The number of children in poverty plummeted from 15.3 million when H.W. Bush left office in
1992 to 11.6 million when Clinton stepped down in 2000-a stunning decline of 24 per cent.
(That was partly because welfare reform forced single mothers into the workforce at the precise
moment they could take advantage of a growing economy. The percentage of female-headed
households in poverty stunningly dropped from 39 per cent in 1992 to 28.5 per cent in 2000,
still the lowest level for that group the Census has ever recorded. That number has now drifted
back up to over 31 per cent.) The number of Americans without health insurance remained
essentially stable during Clinton's tenure, declining from 38.6 million when the elder Bush
stepped down in 1992 to 38.4 million in 2000.

Looking at the trends by shares of the population, rather than absolute numbers, reinforces the story:
The overall poverty rate and the poverty rate among children both declined sharply under Clinton,
and the share of Americans without health insurance fell more modestly.

So the summary page on the economic experience of average Americans under the past two presidents would look like this:

Under Clinton, the median income increased 14 per cent. Under Bush it declined 4.2 per cent.

Under Clinton the total number of Americans in poverty declined 16.9 per cent; under Bush it increased 26.1 per cent.

Under Clinton the number of children in poverty declined 24.2 per cent; under Bush it increased by 21.4 per cent.

Under Clinton, the number of Americans without health insurance, remained essentially even
(down six-tenths of one per cent); under Bush it increased by 20.6 per cent.

Adding Ronald Reagan's record to the comparison fills in the picture from another angle.

Under Reagan, the median income grew, in contrast to both Bush the younger and Bush the elder.
(The median income declined 3.2 per cent during the elder Bush's single term.) When Reagan was done,
the median income stood at $47, 614 (again in constant 2008 dollars), 8.1 per cent higher than when
Jimmy Carter left office in 1980.

But despite that income growth, both overall and childhood poverty were higher when Reagan
rode off into the sunset than when he arrived. The number of poor Americans increased from
29.3 million in 1980 to 31.7 million in 1988, an increase of 8.4 per cent. The number of children
in poverty trended up from 11.5 million when Carter left to 12.5 million when Reagan stepped down,
a comparable increase of 7.9 per cent. The total share of Americans in poverty didn't change over
Reagan's eight years (at 13 per cent), but the share of children in poverty actually increased
(from 18.3 to 19.5 per cent) despite the median income gains.
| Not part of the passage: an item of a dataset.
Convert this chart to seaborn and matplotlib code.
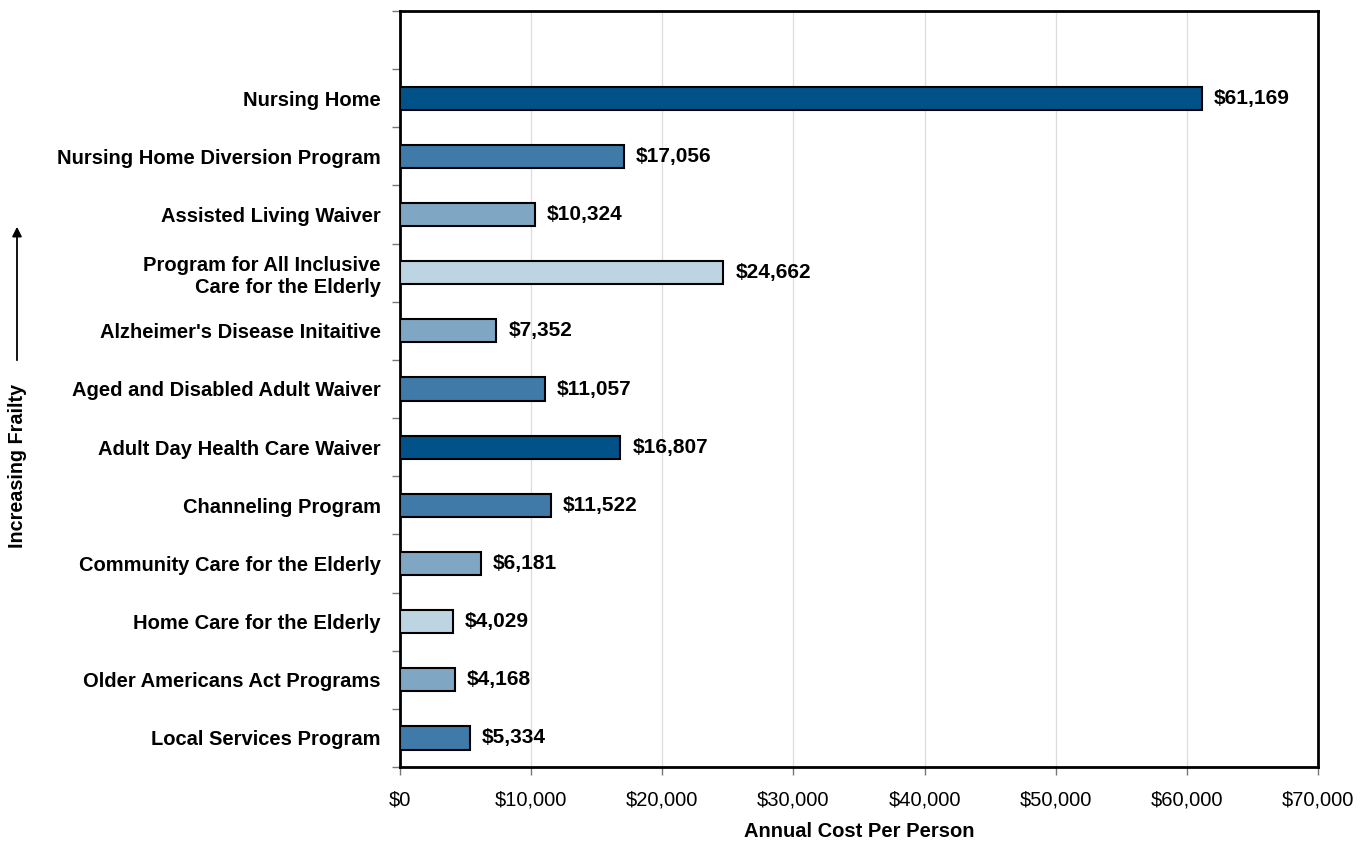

The past rarely settles debates about the future.

 The fact that the economy performed significantly better for average families under Clinton than
under the elder or younger Bush or Ronald Reagan doesn't conclusively answer how the country
should proceed now. Obama isn't replicating the Clinton economic strategy (which increased
federal spending in areas like education and research much more modestly, and placed greater
emphasis on deficit reduction-to the point of increasing taxes in his first term). Nor has anyone
suggested that it would make sense to reprise that approach in today's conditions. But at the least,
the wretched two-term record compiled by the younger Bush on income, poverty and access to
health care should compel Republicans to answer a straightforward question: if tax cuts are truly
the best means to stimulate broadly shared prosperity, why did the Bush years yield such disastrous
results for American families on these core measures of economic well being?